* [Exercise prompt]
Find, in the records below, the line that contains "Rebuild this chart" and the line that contains "import seaborn as sns". Copy those two lines and everything between them exactly, but not the pictures.

* [Data for processing]
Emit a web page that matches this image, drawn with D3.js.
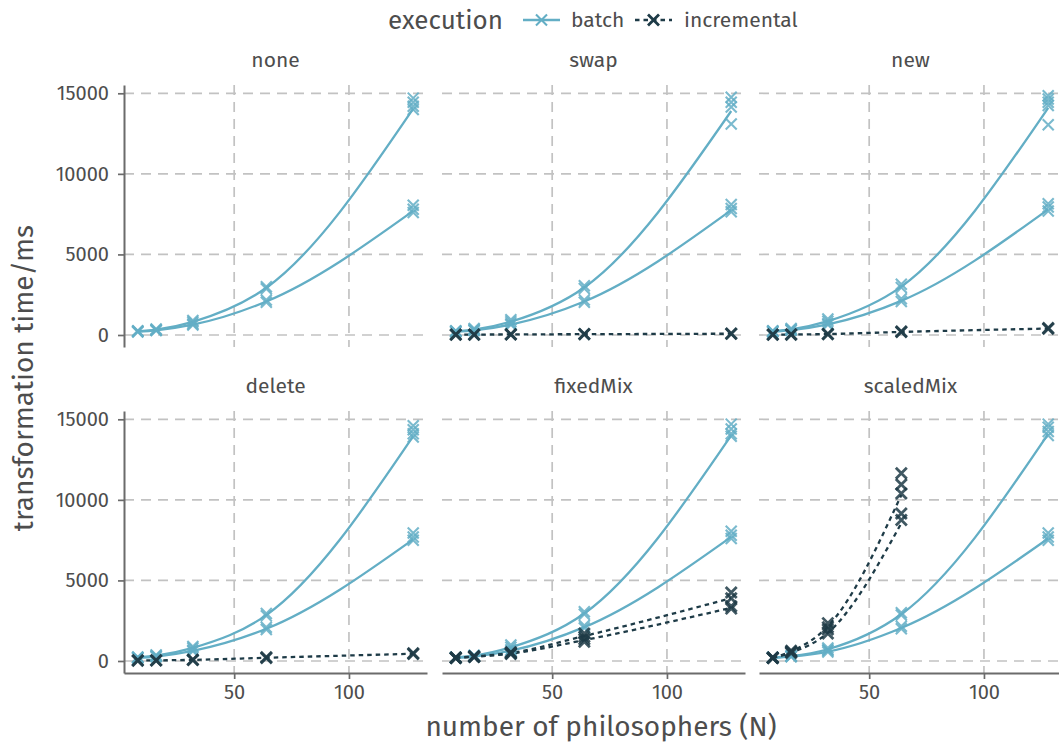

---

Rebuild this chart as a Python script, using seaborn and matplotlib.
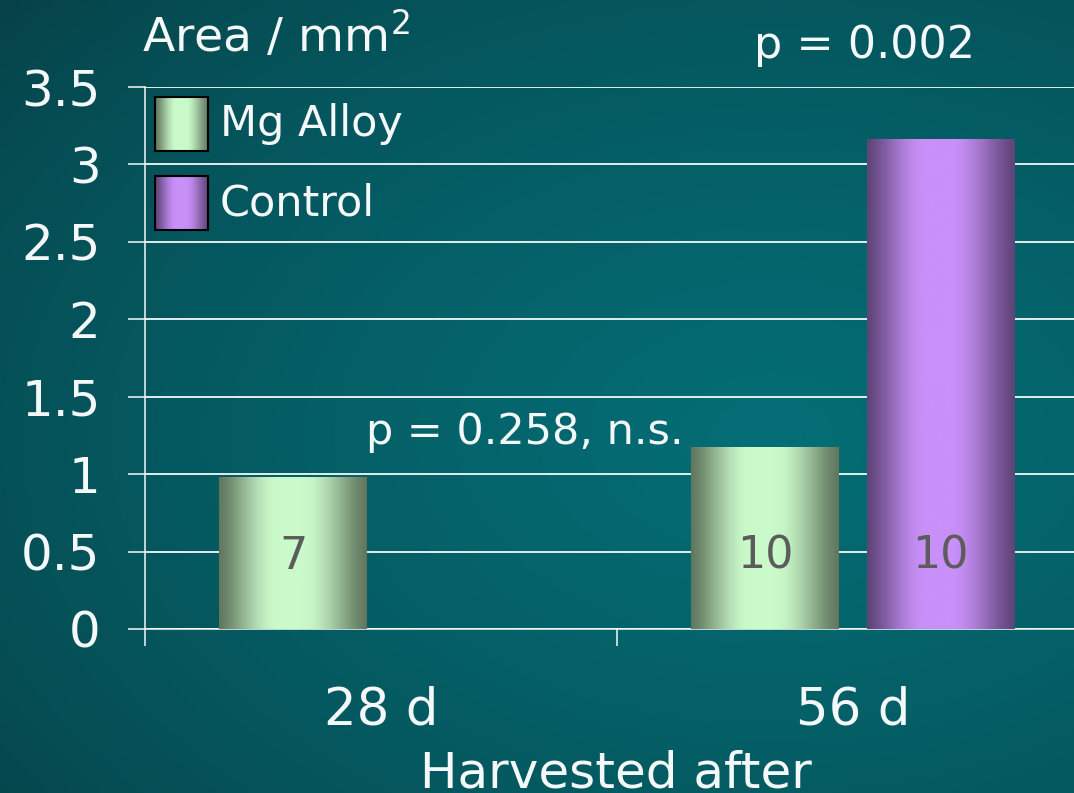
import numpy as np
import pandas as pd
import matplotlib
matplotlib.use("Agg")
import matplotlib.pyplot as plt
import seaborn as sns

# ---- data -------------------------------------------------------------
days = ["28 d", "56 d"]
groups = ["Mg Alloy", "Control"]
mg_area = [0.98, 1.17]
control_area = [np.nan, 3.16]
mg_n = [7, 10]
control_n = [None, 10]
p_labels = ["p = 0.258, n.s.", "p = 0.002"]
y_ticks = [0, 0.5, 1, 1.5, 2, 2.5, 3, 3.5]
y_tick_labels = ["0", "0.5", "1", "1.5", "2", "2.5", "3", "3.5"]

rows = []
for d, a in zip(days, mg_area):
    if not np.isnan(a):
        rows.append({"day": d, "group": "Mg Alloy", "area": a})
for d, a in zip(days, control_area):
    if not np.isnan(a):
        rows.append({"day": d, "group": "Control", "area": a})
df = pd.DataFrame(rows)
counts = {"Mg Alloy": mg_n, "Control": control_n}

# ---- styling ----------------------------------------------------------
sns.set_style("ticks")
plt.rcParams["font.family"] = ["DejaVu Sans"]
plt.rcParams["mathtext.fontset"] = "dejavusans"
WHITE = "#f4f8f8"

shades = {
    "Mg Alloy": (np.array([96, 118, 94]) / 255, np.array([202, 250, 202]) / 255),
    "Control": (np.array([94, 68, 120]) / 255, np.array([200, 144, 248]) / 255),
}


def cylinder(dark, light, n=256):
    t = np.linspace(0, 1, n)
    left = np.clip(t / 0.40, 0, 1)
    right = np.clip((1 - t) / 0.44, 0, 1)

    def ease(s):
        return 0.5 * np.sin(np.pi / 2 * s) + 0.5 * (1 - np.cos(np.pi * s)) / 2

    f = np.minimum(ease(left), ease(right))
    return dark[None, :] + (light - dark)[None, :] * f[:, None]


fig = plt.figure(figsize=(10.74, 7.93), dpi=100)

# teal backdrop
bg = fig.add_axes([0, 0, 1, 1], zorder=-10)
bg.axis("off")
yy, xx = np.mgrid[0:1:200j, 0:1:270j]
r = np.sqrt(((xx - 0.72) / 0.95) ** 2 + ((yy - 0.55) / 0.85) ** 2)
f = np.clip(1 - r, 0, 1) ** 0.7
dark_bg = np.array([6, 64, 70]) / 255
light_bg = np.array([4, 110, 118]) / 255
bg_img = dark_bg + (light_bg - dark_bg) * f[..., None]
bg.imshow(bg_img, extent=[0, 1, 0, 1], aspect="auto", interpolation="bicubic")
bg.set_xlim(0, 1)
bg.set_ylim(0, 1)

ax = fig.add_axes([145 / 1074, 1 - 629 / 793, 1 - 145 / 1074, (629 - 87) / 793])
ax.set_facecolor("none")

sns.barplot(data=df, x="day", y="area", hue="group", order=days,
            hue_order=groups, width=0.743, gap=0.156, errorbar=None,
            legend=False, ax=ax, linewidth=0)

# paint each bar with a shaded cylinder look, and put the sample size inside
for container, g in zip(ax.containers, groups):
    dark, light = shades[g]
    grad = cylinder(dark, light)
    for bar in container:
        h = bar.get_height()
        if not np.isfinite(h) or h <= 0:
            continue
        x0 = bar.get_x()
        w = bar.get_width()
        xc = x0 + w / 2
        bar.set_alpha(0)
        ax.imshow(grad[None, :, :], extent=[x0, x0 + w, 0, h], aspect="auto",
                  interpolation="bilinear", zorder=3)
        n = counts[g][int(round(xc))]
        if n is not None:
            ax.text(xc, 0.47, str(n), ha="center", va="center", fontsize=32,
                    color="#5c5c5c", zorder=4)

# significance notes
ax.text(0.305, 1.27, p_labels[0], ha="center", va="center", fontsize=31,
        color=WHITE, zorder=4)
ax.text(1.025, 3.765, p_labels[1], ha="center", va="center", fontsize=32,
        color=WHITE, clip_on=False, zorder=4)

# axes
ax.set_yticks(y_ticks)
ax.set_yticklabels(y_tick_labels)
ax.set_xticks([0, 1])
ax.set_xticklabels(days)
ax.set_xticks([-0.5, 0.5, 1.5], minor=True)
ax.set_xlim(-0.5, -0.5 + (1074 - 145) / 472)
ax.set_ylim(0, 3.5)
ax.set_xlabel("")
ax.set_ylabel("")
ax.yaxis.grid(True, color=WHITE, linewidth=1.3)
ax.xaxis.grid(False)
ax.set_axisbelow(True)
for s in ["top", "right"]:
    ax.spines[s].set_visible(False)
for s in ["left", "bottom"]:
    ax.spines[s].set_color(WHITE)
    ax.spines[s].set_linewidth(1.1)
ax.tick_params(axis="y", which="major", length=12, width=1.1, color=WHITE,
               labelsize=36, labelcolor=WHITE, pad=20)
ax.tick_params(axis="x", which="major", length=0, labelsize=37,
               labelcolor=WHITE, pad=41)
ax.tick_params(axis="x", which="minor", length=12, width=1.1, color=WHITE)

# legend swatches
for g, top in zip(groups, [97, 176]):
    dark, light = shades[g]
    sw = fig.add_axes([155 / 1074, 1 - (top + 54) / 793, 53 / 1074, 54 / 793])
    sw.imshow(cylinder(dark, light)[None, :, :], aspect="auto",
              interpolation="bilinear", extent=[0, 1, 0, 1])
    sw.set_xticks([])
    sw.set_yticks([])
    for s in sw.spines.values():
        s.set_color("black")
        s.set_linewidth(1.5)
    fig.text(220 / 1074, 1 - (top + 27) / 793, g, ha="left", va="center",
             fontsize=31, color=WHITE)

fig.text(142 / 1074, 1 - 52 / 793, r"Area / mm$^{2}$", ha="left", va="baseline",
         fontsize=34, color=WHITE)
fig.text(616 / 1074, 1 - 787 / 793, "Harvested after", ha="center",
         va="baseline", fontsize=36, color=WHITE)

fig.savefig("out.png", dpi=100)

* [Result for this task]
Rebuild this chart as a Python script, using seaborn and matplotlib.
import numpy as np
import pandas as pd
import matplotlib
matplotlib.use("Agg")
import matplotlib.pyplot as plt
import seaborn as sns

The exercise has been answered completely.